* begin *

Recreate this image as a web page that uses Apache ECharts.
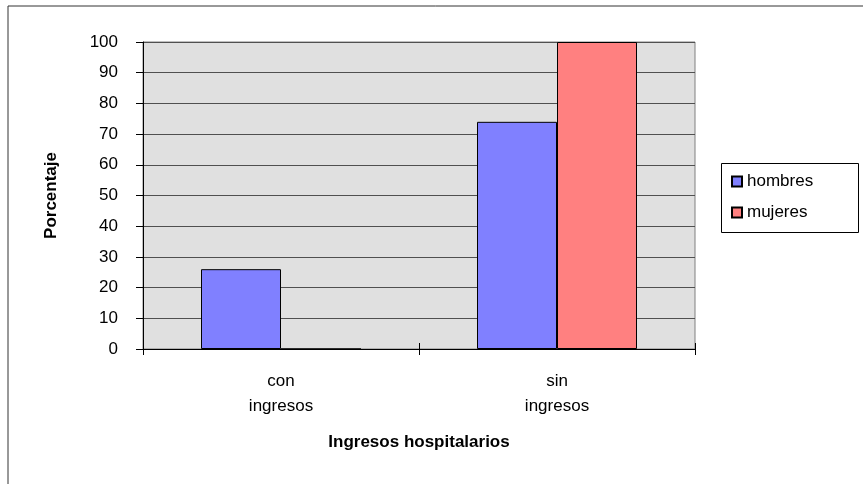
<!DOCTYPE html>
<html>
<head>
<meta charset="utf-8">
<script src="https://cdn.jsdelivr.net/npm/echarts@6/dist/echarts.min.js"></script>
<style>
html, body { margin: 0; padding: 0; background: #fff; }
#main { width: 863px; height: 484px; }
</style>
</head>
<body>
<div id="main"></div>
<script>
// datos
var categorias = ['con\ningresos', 'sin\ningresos'];
var hombres = [26, 74];
var mujeres = [0, 100];
var ticksY = [0, 10, 20, 30, 40, 50, 60, 70, 80, 90, 100];

var fuente = 'Liberation Sans';
var myChart = echarts.init(document.getElementById('main'));

var option = {
	backgroundColor: '#ffffff',
	animation: false,
	textStyle: { fontFamily: fuente, color: '#000' },
	grid: {
		left: 143, top: 42, right: 168, bottom: 135,
		show: true,
		backgroundColor: '#E0E0E0',
		borderColor: '#808080',
		borderWidth: 1
	},
	legend: {
		orient: 'vertical',
		left: 721, top: 163,
		padding: [10, 10, 10, 10],
		itemWidth: 10, itemHeight: 10,
		itemGap: 14,
		itemTextGap: 3,
		icon: 'rect',
		textStyle: { fontFamily: fuente, fontSize: 17, color: '#000' },
		data: ['hombres', 'mujeres']
	},
	xAxis: [{
		type: 'category',
		data: categorias,
		name: 'Ingresos hospitalarios',
		nameLocation: 'middle',
		nameGap: 85,
		nameTextStyle: { fontFamily: fuente, fontSize: 17, fontWeight: 'bold', color: '#000' },
		axisLine: { lineStyle: { color: '#000', width: 1 } },
		axisTick: { show: true, length: 6, alignWithLabel: false, lineStyle: { color: '#000' } },
		axisLabel: { fontFamily: fuente, fontSize: 17, color: '#000', lineHeight: 25, margin: 20 }
	}, {
		// marcas hacia dentro (cruzadas, como en Excel)
		type: 'category',
		data: categorias,
		position: 'bottom',
		axisLine: { show: false },
		axisTick: { show: true, inside: true, length: 6, lineStyle: { color: '#000' } },
		axisLabel: { show: false }
	}],
	yAxis: {
		type: 'value',
		min: ticksY[0],
		max: ticksY[ticksY.length - 1],
		interval: 10,
		name: 'Porcentaje',
		nameLocation: 'middle',
		nameGap: 83,
		nameTextStyle: { fontFamily: fuente, fontSize: 17, fontWeight: 'bold', color: '#000' },
		axisLine: { show: true, lineStyle: { color: '#000', width: 1 } },
		axisTick: { show: true, length: 7, lineStyle: { color: '#000' } },
		axisLabel: { fontFamily: fuente, fontSize: 17, color: '#000', margin: 25 },
		splitLine: { show: true, lineStyle: { color: '#505050', width: 1 } }
	},
	series: [{
		name: 'hombres',
		type: 'bar',
		data: hombres,
		barWidth: 80,
		barGap: '0%',
		itemStyle: { color: '#8080FF', borderColor: '#000', borderWidth: 1 }
	}, {
		name: 'mujeres',
		type: 'bar',
		data: mujeres,
		barWidth: 80,
		barGap: '0%',
		itemStyle: { color: '#FF8080', borderColor: '#000', borderWidth: 1 }
	}],
	graphic: [
		// borde exterior (solo arriba e izquierda visibles)
		{ type: 'line', shape: { x1: 8, y1: 6, x2: 863, y2: 6 }, style: { stroke: '#333', lineWidth: 1 } },
		{ type: 'line', shape: { x1: 8, y1: 6, x2: 8, y2: 484 }, style: { stroke: '#333', lineWidth: 1 } },
		// caja de la leyenda
		{ type: 'rect', z: -1, shape: { x: 721.5, y: 163.5, width: 137, height: 69 }, style: { fill: '#fff', stroke: '#000', lineWidth: 1 } }
	]
};

myChart.setOption(option);
</script>
</body>
</html>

* end *

Reproduce every line of the material precisely, omitting its pictures.

Recreate this image as a web page that uses Apache ECharts.
<!DOCTYPE html>
<html>
<head>
<meta charset="utf-8">
<script src="https://cdn.jsdelivr.net/npm/echarts@6/dist/echarts.min.js"></script>
<style>
html, body { margin: 0; padding: 0; background: #fff; }
#main { width: 863px; height: 484px; }
</style>
</head>
<body>
<div id="main"></div>
<script>
// datos
var categorias = ['con\ningresos', 'sin\ningresos'];
var hombres = [26, 74];
var mujeres = [0, 100];
var ticksY = [0, 10, 20, 30, 40, 50, 60, 70, 80, 90, 100];

var fuente = 'Liberation Sans';
var myChart = echarts.init(document.getElementById('main'));

var option = {
	backgroundColor: '#ffffff',
	animation: false,
	textStyle: { fontFamily: fuente, color: '#000' },
	grid: {
		left: 143, top: 42, right: 168, bottom: 135,
		show: true,
		backgroundColor: '#E0E0E0',
		borderColor: '#808080',
		borderWidth: 1
	},
	legend: {
		orient: 'vertical',
		left: 721, top: 163,
		padding: [10, 10, 10, 10],
		itemWidth: 10, itemHeight: 10,
		itemGap: 14,
		itemTextGap: 3,
		icon: 'rect',
		textStyle: { fontFamily: fuente, fontSize: 17, color: '#000' },
		data: ['hombres', 'mujeres']
	},
	xAxis: [{
		type: 'category',
		data: categorias,
		name: 'Ingresos hospitalarios',
		nameLocation: 'middle',
		nameGap: 85,
		nameTextStyle: { fontFamily: fuente, fontSize: 17, fontWeight: 'bold', color: '#000' },
		axisLine: { lineStyle: { color: '#000', width: 1 } },
		axisTick: { show: true, length: 6, alignWithLabel: false, lineStyle: { color: '#000' } },
		axisLabel: { fontFamily: fuente, fontSize: 17, color: '#000', lineHeight: 25, margin: 20 }
	}, {
		// marcas hacia dentro (cruzadas, como en Excel)
		type: 'category',
		data: categorias,
		position: 'bottom',
		axisLine: { show: false },
		axisTick: { show: true, inside: true, length: 6, lineStyle: { color: '#000' } },
		axisLabel: { show: false }
	}],
	yAxis: {
		type: 'value',
		min: ticksY[0],
		max: ticksY[ticksY.length - 1],
		interval: 10,
		name: 'Porcentaje',
		nameLocation: 'middle',
		nameGap: 83,
		nameTextStyle: { fontFamily: fuente, fontSize: 17, fontWeight: 'bold', color: '#000' },
		axisLine: { show: true, lineStyle: { color: '#000', width: 1 } },
		axisTick: { show: true, length: 7, lineStyle: { color: '#000' } },
		axisLabel: { fontFamily: fuente, fontSize: 17, color: '#000', margin: 25 },
		splitLine: { show: true, lineStyle: { color: '#505050', width: 1 } }
	},
	series: [{
		name: 'hombres',
		type: 'bar',
		data: hombres,
		barWidth: 80,
		barGap: '0%',
		itemStyle: { color: '#8080FF', borderColor: '#000', borderWidth: 1 }
	}, {
		name: 'mujeres',
		type: 'bar',
		data: mujeres,
		barWidth: 80,
		barGap: '0%',
		itemStyle: { color: '#FF8080', borderColor: '#000', borderWidth: 1 }
	}],
	graphic: [
		// borde exterior (solo arriba e izquierda visibles)
		{ type: 'line', shape: { x1: 8, y1: 6, x2: 863, y2: 6 }, style: { stroke: '#333', lineWidth: 1 } },
		{ type: 'line', shape: { x1: 8, y1: 6, x2: 8, y2: 484 }, style: { stroke: '#333', lineWidth: 1 } },
		// caja de la leyenda
		{ type: 'rect', z: -1, shape: { x: 721.5, y: 163.5, width: 137, height: 69 }, style: { fill: '#fff', stroke: '#000', lineWidth: 1 } }
	]
};

myChart.setOption(option);
</script>
</body>
</html>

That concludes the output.